As we saw in the last chapter, the essence of paganism was (and is) a plurality of gods. The God of Israel is what we mean when we say we believe in "God." It is not enough to simply be a theist; one must believe in the one true God. But here we see that another aspect of paganism is the commitment to physical representations of deity as points of contact between the heavenly and earthly realm. Through this pole or that totem, this bronze statue or that gold figure, the gods carry on a relationship with the people. Whoever controls the point of contact controls the deity. The idol becomes a means of manipulating the gods into service. In paganism, the worshipers insist on having a direct relationship with their deities, experiencing them through powerful display of blessing and cursing. The idol becomes the object through which this direct, sensual encounter can take place.

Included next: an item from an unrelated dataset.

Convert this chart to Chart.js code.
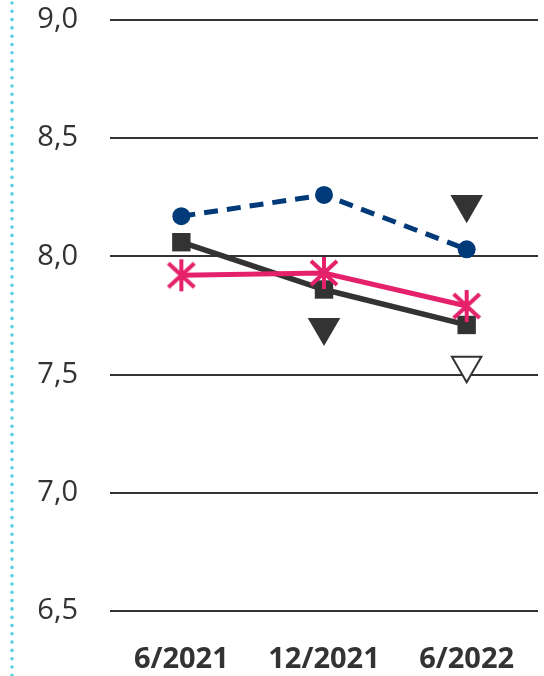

The religion of Israel was committed, however, to a mediated relationship with God. Individual Jews had a relationship with God only because they were part of a community of faith. This community was represented by mediators: prophets, priests, and kings. In the New Testament, the final prophet, priest, and king-mediator appears. Jesus Christ is the point of contact between God and humanity. Because God is holy and worshipers sinful, the only way worshipers can stand in God's presence is through the intercession of a mediator. Idolatry, on the other hand, promises a direct encounter with deity. But ultimately more is desired. People insist on having power over the idol so that they can control their own destinies. In most ancient pagan religions, for example, the name of the god itself was said to have magical powers. To know the name of a particular spirit was to have control over that being and manipulate it for one's own ends.

...

At least one purpose in forbidding the use of images is the fact that any representation of God other than Christ is not only false but an insult to His exclusive claim that "he who has seen Me has seen the Father"; "I and My Father are one" (John 14:9 NKJV; 10:30 NKJV)."

Jesus Christ is called "the image of the invisible God" (Colossians 1:15). The Greek word used for image in the passage is eikon, from which we get the word icon. Jesus Christ is the only exact icon or physical representation of the invisible and unrepresentable deity. "For in Christ all the fullness of the Deity lives in bodily form" (Colossians 2:9). This is what paganism attempts with its idols-having a point of contact with God. By being close to the idol, the worshiper hopes to be close to God, for to his mind the idol possesses some degree of deity in itself. But just as God ridiculed the pagan idols as being blind, deaf, and dumb, so surely did Jesus Christ not only possess sight, hearing, and speech, but give sight to the blind, hearing to the deaf, and speech to the dumb. He was God in the flesh, walking among us, talking to us, eating with us, weeping with us.

For us to set up our own images after Christ has come is even more of an affront to God than it was for the ancient pagans.